Direction: Listed below are entries; give the number of lines among them that include "this", and only that number.
==============================
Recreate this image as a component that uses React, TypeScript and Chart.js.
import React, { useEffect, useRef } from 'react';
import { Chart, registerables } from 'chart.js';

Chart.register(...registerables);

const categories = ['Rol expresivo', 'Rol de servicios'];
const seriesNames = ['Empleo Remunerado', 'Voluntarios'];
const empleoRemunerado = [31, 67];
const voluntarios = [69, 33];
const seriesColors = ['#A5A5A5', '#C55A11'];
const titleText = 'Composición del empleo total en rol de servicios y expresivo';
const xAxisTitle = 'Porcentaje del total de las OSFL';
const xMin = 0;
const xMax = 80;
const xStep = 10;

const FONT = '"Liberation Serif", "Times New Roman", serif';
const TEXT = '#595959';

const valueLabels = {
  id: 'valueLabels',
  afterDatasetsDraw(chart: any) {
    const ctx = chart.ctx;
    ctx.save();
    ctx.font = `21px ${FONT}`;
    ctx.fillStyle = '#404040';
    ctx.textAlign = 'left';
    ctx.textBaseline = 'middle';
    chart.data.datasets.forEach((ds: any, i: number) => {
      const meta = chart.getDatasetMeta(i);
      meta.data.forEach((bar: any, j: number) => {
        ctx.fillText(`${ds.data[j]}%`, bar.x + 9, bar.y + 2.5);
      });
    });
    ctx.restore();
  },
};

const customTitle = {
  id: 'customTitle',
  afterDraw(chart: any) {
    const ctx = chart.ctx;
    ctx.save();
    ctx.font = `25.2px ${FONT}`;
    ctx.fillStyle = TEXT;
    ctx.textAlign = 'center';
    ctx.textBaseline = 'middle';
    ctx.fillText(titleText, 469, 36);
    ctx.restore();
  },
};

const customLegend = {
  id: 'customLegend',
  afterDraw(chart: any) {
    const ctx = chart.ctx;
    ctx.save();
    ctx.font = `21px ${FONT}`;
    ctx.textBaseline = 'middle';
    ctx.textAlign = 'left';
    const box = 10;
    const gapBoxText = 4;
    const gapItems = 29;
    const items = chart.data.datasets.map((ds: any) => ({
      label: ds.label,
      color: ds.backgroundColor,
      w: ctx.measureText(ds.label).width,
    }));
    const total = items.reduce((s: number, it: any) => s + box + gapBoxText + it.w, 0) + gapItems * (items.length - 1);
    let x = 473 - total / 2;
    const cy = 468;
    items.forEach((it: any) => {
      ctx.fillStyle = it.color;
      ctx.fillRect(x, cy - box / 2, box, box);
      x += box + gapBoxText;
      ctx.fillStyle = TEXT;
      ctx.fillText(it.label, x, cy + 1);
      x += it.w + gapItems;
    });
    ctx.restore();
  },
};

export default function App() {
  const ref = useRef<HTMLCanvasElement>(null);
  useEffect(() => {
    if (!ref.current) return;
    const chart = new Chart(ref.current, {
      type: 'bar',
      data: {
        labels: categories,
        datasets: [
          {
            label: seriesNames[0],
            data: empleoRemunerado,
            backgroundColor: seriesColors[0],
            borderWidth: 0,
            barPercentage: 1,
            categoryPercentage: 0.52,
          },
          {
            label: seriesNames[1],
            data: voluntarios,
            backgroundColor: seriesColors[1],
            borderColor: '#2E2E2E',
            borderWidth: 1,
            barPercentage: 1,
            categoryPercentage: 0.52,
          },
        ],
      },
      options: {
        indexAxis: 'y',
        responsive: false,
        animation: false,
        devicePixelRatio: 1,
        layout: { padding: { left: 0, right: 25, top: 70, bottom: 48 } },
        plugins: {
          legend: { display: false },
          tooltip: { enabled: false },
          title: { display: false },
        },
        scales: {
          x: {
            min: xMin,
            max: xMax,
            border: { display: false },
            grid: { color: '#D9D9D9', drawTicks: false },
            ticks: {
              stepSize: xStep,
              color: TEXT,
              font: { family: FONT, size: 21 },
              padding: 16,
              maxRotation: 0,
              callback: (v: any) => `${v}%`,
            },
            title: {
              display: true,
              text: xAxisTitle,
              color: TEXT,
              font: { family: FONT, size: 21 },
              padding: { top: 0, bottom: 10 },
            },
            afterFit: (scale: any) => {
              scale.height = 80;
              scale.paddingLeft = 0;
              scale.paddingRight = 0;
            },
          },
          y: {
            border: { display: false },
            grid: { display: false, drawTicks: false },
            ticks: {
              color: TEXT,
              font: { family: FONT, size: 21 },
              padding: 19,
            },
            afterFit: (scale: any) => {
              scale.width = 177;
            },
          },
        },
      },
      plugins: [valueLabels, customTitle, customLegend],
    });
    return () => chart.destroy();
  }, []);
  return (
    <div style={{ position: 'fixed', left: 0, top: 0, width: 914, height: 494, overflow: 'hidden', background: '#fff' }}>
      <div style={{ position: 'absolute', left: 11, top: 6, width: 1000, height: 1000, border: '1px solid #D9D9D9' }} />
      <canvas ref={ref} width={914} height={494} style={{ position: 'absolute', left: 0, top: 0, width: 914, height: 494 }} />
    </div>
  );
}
==============================
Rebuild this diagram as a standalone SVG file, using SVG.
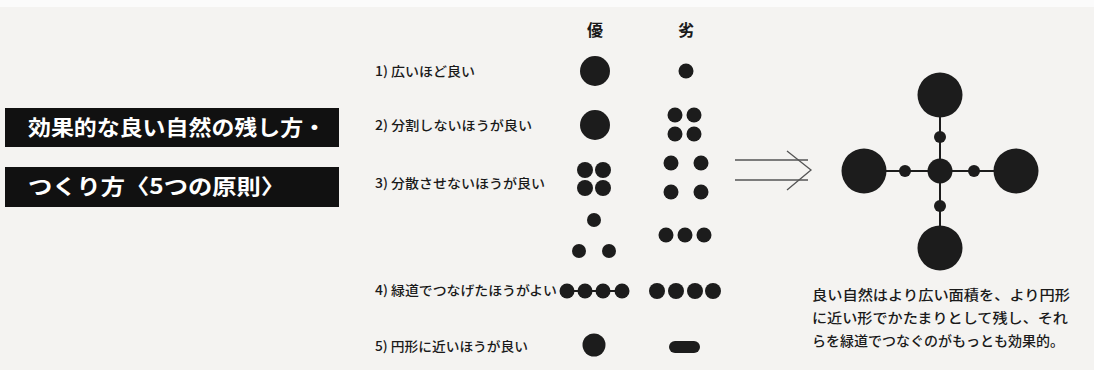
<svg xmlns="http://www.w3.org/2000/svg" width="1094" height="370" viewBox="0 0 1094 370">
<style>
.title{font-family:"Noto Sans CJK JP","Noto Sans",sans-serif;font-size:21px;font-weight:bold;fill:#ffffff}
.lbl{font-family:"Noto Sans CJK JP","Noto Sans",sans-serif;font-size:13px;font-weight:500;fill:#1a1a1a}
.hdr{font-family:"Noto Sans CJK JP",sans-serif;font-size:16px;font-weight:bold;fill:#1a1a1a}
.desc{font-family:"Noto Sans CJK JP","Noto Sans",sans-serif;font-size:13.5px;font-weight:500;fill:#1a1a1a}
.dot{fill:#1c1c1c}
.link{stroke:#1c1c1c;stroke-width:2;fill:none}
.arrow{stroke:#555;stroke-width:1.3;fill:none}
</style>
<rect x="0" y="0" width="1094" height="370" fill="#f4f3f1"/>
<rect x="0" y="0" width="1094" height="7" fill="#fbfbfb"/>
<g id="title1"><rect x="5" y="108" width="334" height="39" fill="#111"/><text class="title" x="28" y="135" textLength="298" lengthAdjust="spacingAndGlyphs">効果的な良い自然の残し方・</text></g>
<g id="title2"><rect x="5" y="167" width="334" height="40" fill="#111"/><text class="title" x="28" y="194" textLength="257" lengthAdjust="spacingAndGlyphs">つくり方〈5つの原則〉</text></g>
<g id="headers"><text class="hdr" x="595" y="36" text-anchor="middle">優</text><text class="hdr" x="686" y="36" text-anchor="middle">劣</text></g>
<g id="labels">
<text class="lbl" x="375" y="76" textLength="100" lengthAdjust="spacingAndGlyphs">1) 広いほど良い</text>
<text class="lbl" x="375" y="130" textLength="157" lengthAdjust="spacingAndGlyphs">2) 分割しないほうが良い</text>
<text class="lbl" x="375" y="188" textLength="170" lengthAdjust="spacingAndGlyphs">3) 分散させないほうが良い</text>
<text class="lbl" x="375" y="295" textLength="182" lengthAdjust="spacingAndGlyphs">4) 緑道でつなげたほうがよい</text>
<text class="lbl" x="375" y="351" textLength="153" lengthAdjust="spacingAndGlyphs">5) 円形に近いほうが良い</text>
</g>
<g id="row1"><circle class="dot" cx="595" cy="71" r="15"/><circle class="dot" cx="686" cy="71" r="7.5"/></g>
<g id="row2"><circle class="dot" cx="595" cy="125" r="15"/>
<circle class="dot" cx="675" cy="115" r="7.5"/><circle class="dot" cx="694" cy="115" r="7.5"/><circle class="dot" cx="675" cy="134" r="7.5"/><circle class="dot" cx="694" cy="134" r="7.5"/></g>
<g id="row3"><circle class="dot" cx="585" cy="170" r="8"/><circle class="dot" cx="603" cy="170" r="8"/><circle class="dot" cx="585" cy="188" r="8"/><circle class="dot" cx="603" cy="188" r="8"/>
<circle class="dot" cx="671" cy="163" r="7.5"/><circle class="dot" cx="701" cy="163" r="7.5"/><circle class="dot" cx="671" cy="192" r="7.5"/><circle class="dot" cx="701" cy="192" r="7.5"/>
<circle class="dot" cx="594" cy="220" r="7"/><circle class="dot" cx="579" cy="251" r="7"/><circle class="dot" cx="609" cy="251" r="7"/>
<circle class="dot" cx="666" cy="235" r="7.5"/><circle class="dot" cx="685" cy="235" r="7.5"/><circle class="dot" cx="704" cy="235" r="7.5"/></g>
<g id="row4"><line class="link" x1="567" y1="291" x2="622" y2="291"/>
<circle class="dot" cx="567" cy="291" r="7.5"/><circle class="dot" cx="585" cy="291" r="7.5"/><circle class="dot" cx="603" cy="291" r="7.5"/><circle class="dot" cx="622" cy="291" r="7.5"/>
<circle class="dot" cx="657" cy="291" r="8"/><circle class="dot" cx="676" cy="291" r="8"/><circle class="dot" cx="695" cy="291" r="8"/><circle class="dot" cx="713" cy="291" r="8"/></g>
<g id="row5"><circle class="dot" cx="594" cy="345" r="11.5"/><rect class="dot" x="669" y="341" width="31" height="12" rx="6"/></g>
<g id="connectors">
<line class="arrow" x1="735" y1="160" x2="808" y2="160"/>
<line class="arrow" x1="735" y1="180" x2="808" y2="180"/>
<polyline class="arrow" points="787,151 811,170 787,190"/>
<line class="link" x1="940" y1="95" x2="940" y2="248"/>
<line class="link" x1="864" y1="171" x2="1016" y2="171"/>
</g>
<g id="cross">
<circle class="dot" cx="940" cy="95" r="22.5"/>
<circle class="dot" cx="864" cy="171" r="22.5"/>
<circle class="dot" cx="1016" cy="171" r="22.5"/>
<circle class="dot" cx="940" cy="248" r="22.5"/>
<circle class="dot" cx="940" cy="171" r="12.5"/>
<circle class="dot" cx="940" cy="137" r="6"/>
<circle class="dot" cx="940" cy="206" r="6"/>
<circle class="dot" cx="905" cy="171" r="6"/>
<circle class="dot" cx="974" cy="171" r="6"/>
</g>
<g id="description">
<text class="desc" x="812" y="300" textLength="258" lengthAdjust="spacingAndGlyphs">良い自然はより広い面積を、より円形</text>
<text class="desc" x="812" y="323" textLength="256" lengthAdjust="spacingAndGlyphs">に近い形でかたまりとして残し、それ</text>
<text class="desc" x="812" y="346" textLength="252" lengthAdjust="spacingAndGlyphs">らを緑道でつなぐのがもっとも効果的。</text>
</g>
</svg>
==============================
Completed task: 2